Así como confió la anterior Underworld: La rebelión de los licántropos (Underworld: Ryse of the Lycans, 2009) al diseñador de monstruos con el que trabajó en las dos entregas previas de la serie, Patrick Tatopoulos, en este caso el ahora productor le ha cedido las riendas a Mans Marlind y Björn Stein, dueto de directores suecos que, tras pasar bastante desapercibidos con su debut hollywoodiense, La sombra de los otros (Shelter, 2010), tienen ahora la oportunidad de demostrar que son capaces de ser unos artesanos tan impersonales y tan poco interesantes como su propio contratador.
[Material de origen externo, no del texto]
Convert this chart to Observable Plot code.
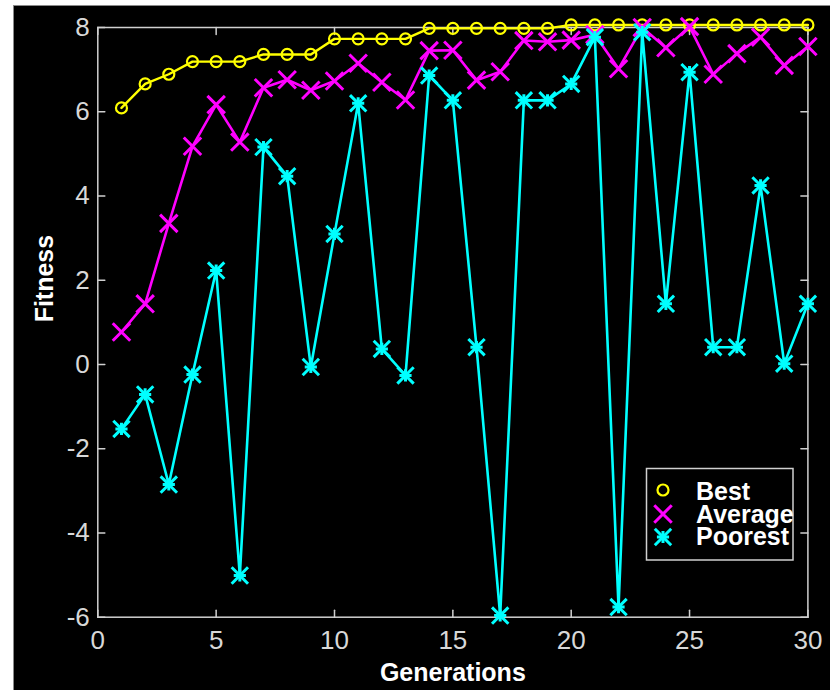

Y es que, más allá del coqueteo inicial con la estética del found footage, que parece apuntar una cierta renovación de la saga que nunca llega a ser tal, Underworld: El despertar (Underworld Awakening, 2012) responde, casi a rajatabla, a los planteamientos estéticos establecidos por Wiseman, con un solo matiz: las morcillas visuales incluidas por los directores para potenciar el efecto 3D, sean salpicones de sangre a la pantalla u objetos volando hacia el público. Y quizá sea, precisamente, por ese planteamiento crematístico que muchas veces conllevan las producciones tridimensionales, por lo que se convierte en uno de los episodios más honestos y más directos de la saga, ya que se deja de escarceos románticos y trágicos —sí, ahora Selene tiene una hija con su amadísimo Michael, pero tampoco es que se incida excesivamente en ello—, y va directamente a la raíz del asunto: las escenas de acción al más puro estilo hongkonés, que aquí se convierten en la espina dorsal del producto, en toda la justificación que necesita para hacer avanzar el argumento. Por eso mismo no vale la pena exigirle más de lo que ofrece: un espectáculo lleno de ruido y furia, a disfrutar con gafas estereoscópicas, una bolsa de palomitas gigantes en el regazo —¿quién quiere escuchar diálogos cuando tiene hostias como panes?— y, a ser posible, el cerebro aparcado al lado del vehículo que te ha llevado al cine.